Hudson inclusivity committee rising from the ashes of civic tranquility

Posted December 5, 2017

Editor’s note: This is Part 1 of a two-part series. See Part 2 here.

“You could see the ashes for a couple days. You shouldn’t just clean that up, you should see that, and the community should see the effects of that.”

Kate Lawson, of Hudson, witnessed the looming threat of tension between Hudson community members firsthand. After a shooting in Orlando where a man killed 49 people and wounded 58 others at an LGTBQ+ nightclub, Lawson and her family decided to hang a pride flag to show their support.

“Inclusion is something that is really important in our home,” she said. “We just felt like that was the least we could do.”

The first time someone stole the flag was on election night, when Donald Trump became the 45th president of the United States. Lawson’s husband was the first to notice the trouble.

“He woke up to hear people screaming in our lawn, yelling,” she said.

Lawson called the Hudson Police Department and reported the incident. The officer told her that maybe the people just liked the flag and wanted to keep it for themselves. Lawson explained to the police that this was a hate incident.

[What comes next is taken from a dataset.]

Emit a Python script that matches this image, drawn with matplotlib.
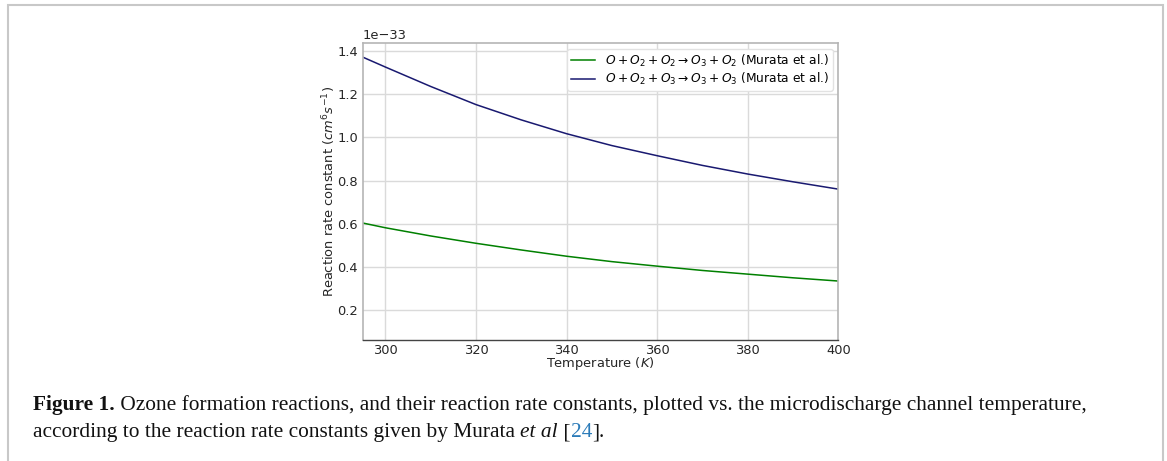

Lawson decided to retaliate peacefully. She and her husband decided to put a sign in their yard saying they didn’t change their mind; the LGTBQ+ community still has their support. After that, there was an outpouring of support from the Hudson community. Complete strangers would knock on their door and say thank you. Their neighbors bought pride flags for themselves as well as bringing replacement flags for the Lawson home.

The event escalated in the spring, when their flag and three others were burned. At this point, Lawson was grateful the police became more concerned and involved. If there were incidences, there was a specific officer Lawson could call to report it. Lawson saw the ashes of the flags while walking her son to school. “It’s definitely eerie and upsetting and real,” she said.

Lawson lived through a moment that made the need for inclusion and diversity in Hudson more real. “That’s the part that is really troubling,” she said. “What do we not even know about, what do we not see given our identities, that our community members face all the time.”

Events such as the one Lawson and other community members faced made it clear there was a need for change in Hudson. Hudson resident Tony Bol decided to rally those in the community hoping for a change. On Nov. 14, he led a meeting for those in support of diversity and inclusion in Hudson.

The small room was filled to the brim, with some people even having to stand in the hallway. Everyone packed in the room introduced themselves, some as members of minority groups who have been affected by the negative attitude of some Hudson residents, others as allies who are hoping for a change.

Jennifer Holt heard about the meeting last minute and knew she had to be there to support a cause she feels strongly about.

“I guess I believe that there are more people that are open and caring and willing for acceptance, and those voices need to be heard,” she said. “It tends to be the ones with the darts that hurt the most and seem to be the loudest, but my faith in humanity is not lost.”

The group began discussing things they have noticed to be problematic in the Hudson area, beginning with the LGBTQ+ flags being stolen and burned. Next, the discussion shifted to a dialogue about what has taken place in Hudson so far surrounding the topic of diversity and inclusion.

The Phipps Center in downtown Hudson is displaying an exhibit about world religions. Hudson resident Deb Monicken visited the exhibit with a guide from the Phipps Center to explain things. “This reviews three different religions; the Jewish, the Christian and the Muslim,” she said. “That artist tried to portray some of their experiences in their religions and its cultural effect. It is a great starting point.”

Bol thought the exhibit was timely and even a bit bold. “It was very helpful, I congratulate the Phipps for being a centering institution to do something like that,” he said. “In this environment, in an environment where they could have been coached to not do this, just to lie low. I am hoping we can thank them for supporting a diverse community.”

Hudson High School has aimed to educate their students in a similar way with world history classes. Bol’s daughter, HHS senior Yasha Bol, says the classes were helpful, adding some community members might feel a different way. She mentioned some parents thought the intention of the class would be to convert their child by the teaching of Islam and the Quran rather than expose them to different religions and cultures of the world.

Long ago when Hudson was beginning to settle into the bustling town that is it, Tony Bol said he learned that white families would buy up properties so others couldn’t. Bol often sees a truck with a confederate flag rip through his neighborhood. He wrote about it in a letter to the editor and has received negative backlash.

“Are you going to start complaining about our Green Bay Packer bumper stickers too?” Bol quoted from the remarks he received after his letter.

After an hour of discussion, sharing stories and opinions, the group felt there was work to be done in Hudson. Yasha Bol wrote on a white board all the problems and issues the group discussed. What comes next, are the solutions. The group will meet again Dec. 12.